Step Away From The Screen

I spend 8-10 hours a day staring at my screens for school and work. To counteract this, I’ve challenged myself to read 100 books in the year. That may not be a feasible number for everyone, but reading for even half an hour will give your eyes and brain a break. On that note, if anyone has good book recommendations, definitely send them my way!

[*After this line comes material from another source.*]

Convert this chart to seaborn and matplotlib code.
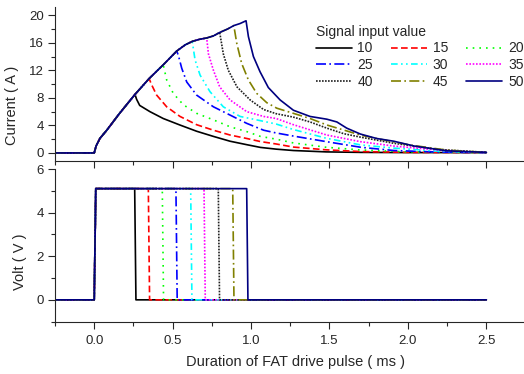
import numpy as np
import pandas as pd
import matplotlib
matplotlib.use("Agg")
import matplotlib.pyplot as plt
import seaborn as sns
from matplotlib.ticker import MultipleLocator, FormatStrFormatter

sns.set_style("ticks")
plt.rcParams['font.family'] = ['Liberation Sans', 'DejaVu Sans']

# ---------------- data ----------------
signal_values = [10, 15, 20, 25, 30, 35, 40, 45, 50]

# shared rising envelope of the current (ms, A)
rise_t = [-0.25, 0.0, 0.012, 0.036, 0.08, 0.16, 0.26, 0.35, 0.44, 0.526,
          0.58, 0.625, 0.67, 0.717, 0.76, 0.80, 0.85, 0.89, 0.93, 0.968]
rise_i = [0.0, 0.0, 1.0, 2.1, 3.3, 5.7, 8.5, 10.8, 12.8, 14.8,
          15.7, 16.2, 16.5, 16.7, 17.0, 17.5, 18.0, 18.5, 18.8, 19.2]

# time the current stops rising for each signal value
current_off_t = [0.26, 0.35, 0.44, 0.526, 0.625, 0.717, 0.80, 0.89, 0.968]

# decay tails after turn-off
decay_t_10 = [0.27, 0.29, 0.355, 0.44, 0.547, 0.653, 0.76, 0.866, 0.972, 1.06, 1.16, 1.27, 1.48, 1.7, 2.0, 2.5]
decay_i_10 = [7.8, 6.9, 6.0, 5.0, 4.05, 3.15, 2.4, 1.7, 1.2, 0.8, 0.55, 0.35, 0.15, 0.08, 0.05, 0.05]
decay_t_15 = [0.366, 0.398, 0.462, 0.547, 0.653, 0.76, 0.866, 0.972, 1.06, 1.16, 1.27, 1.48, 1.7, 2.0, 2.5]
decay_i_15 = [9.9, 8.4, 6.7, 5.3, 4.1, 3.3, 2.6, 2.1, 1.65, 1.3, 0.85, 0.45, 0.2, 0.08, 0.05]
decay_t_20 = [0.462, 0.504, 0.568, 0.653, 0.76, 0.866, 0.972, 1.06, 1.16, 1.27, 1.48, 1.7, 2.0, 2.5]
decay_i_20 = [10.6, 8.65, 7.0, 5.75, 4.8, 3.8, 3.1, 2.4, 2.0, 1.45, 0.82, 0.43, 0.15, 0.05]
decay_t_25 = [0.536, 0.558, 0.59, 0.653, 0.76, 0.866, 0.972, 1.08, 1.16, 1.27, 1.48, 1.7, 1.91, 2.2, 2.5]
decay_i_25 = [14.2, 12.3, 10.3, 8.4, 6.7, 5.5, 4.3, 3.3, 2.9, 2.45, 1.64, 0.82, 0.35, 0.12, 0.05]
decay_t_30 = [0.643, 0.675, 0.738, 0.823, 0.93, 1.057, 1.16, 1.27, 1.48, 1.70, 1.91, 2.2, 2.5]
decay_i_30 = [13.5, 11.3, 8.9, 6.7, 5.3, 4.7, 4.2, 3.4, 2.13, 1.16, 0.7, 0.25, 0.05]
decay_t_35 = [0.728, 0.76, 0.80, 0.866, 0.972, 1.08, 1.16, 1.27, 1.376, 1.483, 1.696, 1.91, 2.2, 2.5]
decay_i_35 = [14.4, 12.0, 9.6, 7.7, 6.0, 5.3, 5.0, 4.1, 3.35, 2.6, 1.64, 1.0, 0.4, 0.05]
decay_t_40 = [0.823, 0.855, 0.91, 0.994, 1.08, 1.16, 1.27, 1.376, 1.483, 1.59, 1.696, 1.91, 2.2, 2.5]
decay_i_40 = [14.4, 12.0, 9.6, 7.7, 6.3, 5.7, 5.2, 4.5, 3.6, 2.8, 2.3, 1.4, 0.5, 0.08]
decay_t_45 = [0.909, 0.94, 0.983, 1.036, 1.10, 1.164, 1.27, 1.376, 1.483, 1.59, 1.696, 1.80, 2.01, 2.25, 2.5]
decay_i_45 = [15.9, 13.0, 10.6, 8.65, 7.3, 6.5, 5.75, 5.0, 4.06, 3.33, 2.6, 2.1, 1.16, 0.4, 0.08]
decay_t_50 = [0.983, 1.015, 1.057, 1.11, 1.185, 1.27, 1.376, 1.483, 1.547, 1.61, 1.696, 1.80, 1.91, 2.04, 2.25, 2.5]
decay_i_50 = [16.9, 14.0, 11.8, 9.5, 7.7, 6.2, 5.3, 4.9, 4.5, 3.6, 2.75, 2.1, 1.7, 1.0, 0.3, 0.08]

decay_t = [decay_t_10, decay_t_15, decay_t_20, decay_t_25, decay_t_30,
           decay_t_35, decay_t_40, decay_t_45, decay_t_50]
decay_i = [decay_i_10, decay_i_15, decay_i_20, decay_i_25, decay_i_30,
           decay_i_35, decay_i_40, decay_i_45, decay_i_50]

# voltage pulses: on at 0 ms, off at these times (ms), level in V
pulse_off_t = [0.258, 0.345, 0.434, 0.521, 0.615, 0.70, 0.791, 0.883, 0.972]
pulse_level = 5.1
pulse_t_start, pulse_t_end = -0.25, 2.5

# ---------------- styles ----------------
colors = ['black', '#FF0000', '#00FF00', '#0000FF', '#00FFFF',
          '#FF00FF', '#202020', '#808000', '#000080']
styles = ['-', (0, (4, 2)), (0, (1, 3)), (0, (6, 2, 1, 2)), (0, (4, 2, 1, 2, 1, 2)),
          (0, (1, 1)), (0, (1, 0.8)), (0, (6, 2, 1, 2)), '-']

fig = plt.figure(figsize=(5.24, 3.74), dpi=100)
ax1 = fig.add_axes([55/524, 1-160.5/374, 469/524, 153.5/374])
ax2 = fig.add_axes([55/524, 1-322.3/374, 469/524, 153.3/374])

for k, sv in enumerate(signal_values):
    off = current_off_t[k]
    ts = [t for t in rise_t if t <= off + 1e-9] + decay_t[k]
    cs = [c for t, c in zip(rise_t, rise_i) if t <= off + 1e-9] + decay_i[k]
    df = pd.DataFrame({'t': ts, 'I': cs})
    sns.lineplot(data=df, x='t', y='I', ax=ax1, color=colors[k], linestyle=styles[k],
                 lw=1.2, estimator=None, sort=False, label=str(sv))
    po = pulse_off_t[k]
    dv = pd.DataFrame({'t': [pulse_t_start, 0.0, 0.01, po, po + 0.008, pulse_t_end],
                       'V': [0, 0, pulse_level, pulse_level, 0, 0]})
    sns.lineplot(data=dv, x='t', y='V', ax=ax2, color=colors[k], linestyle=styles[k],
                 lw=1.2, estimator=None, sort=False)

h, l = ax1.get_legend_handles_labels()
order = [0, 3, 6, 1, 4, 7, 2, 5, 8]
ax1.legend([h[i] for i in order], [l[i] for i in order], ncol=3, frameon=False,
           title='Signal input value', alignment='left', fontsize=10, title_fontsize=10,
           loc='upper left', bbox_to_anchor=(306/524, 1-15/374), bbox_transform=fig.transFigure,
           handlelength=2.6, handletextpad=0.4, columnspacing=1.3, labelspacing=0.2,
           borderpad=0.2)

for ax in (ax1, ax2):
    ax.set_xlim(-0.25, 2.74)
    ax.xaxis.set_major_locator(MultipleLocator(0.5))
    ax.xaxis.set_minor_locator(MultipleLocator(0.25))
    sns.despine(ax=ax, top=True, right=True)
    ax.tick_params(which='major', direction='out', length=5, width=0.8, labelsize=9.5, pad=3)
    ax.tick_params(which='minor', direction='out', length=3, width=0.8)
    for s in ax.spines.values():
        s.set_linewidth(0.8)

ax1.set_ylim(-1.1, 21.2)
ax1.yaxis.set_major_locator(MultipleLocator(4))
ax1.yaxis.set_minor_locator(MultipleLocator(2))
ax1.tick_params(axis='x', labelbottom=False)
ax1.set_xlabel('')
ax1.set_ylabel('Current ( A )', fontsize=10.5)
ax1.yaxis.set_label_coords(-0.077, 0.36)

ax2.set_ylim(-1.03, 6.0)
ax2.yaxis.set_major_locator(MultipleLocator(2))
ax2.yaxis.set_minor_locator(MultipleLocator(1))
ax2.xaxis.set_major_formatter(FormatStrFormatter('%.1f'))
ax2.set_ylabel('Volt ( V )', fontsize=10.5)
ax2.yaxis.set_label_coords(-0.060, 0.397)
ax2.set_xlabel('Duration of FAT drive pulse ( ms )', fontsize=10.5)
ax2.xaxis.set_label_coords(0.513, -0.213)
ax2.tick_params(axis='x', pad=4)

fig.savefig('out.png', dpi=100)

Make Your Own Wellness Days

The idea of wellness days was well-meaning by the chancellor, but the reality of taking a random Tuesday and Wednesday off just isn’t feasible for many of us. We have jobs and internships that won’t be giving us the day off, so we’ll keep working through it. The idea is a good one, though. If you have the flexibility, try to set aside a weekend that is just for your wellness. Go to the zoo, stay in bed all day, learn a new sport. Whatever you do, set your email to out of the office and take the whole day off. You deserve it.

Commit To Your Breaks

One of the most important things you can do is commit to taking your break when you schedule one. The sanctity of my Wegmans and Target trips is never disturbed. If I go with my roommates, we keep the convos on our personal lives or movies we want to watch, and if I go by myself, I make sure it’s music or a podcast in my ears and not anything school-related.

The next six months of our lives aren’t going to be easy, but we have the power to keep ourselves healthy and avoid burning out.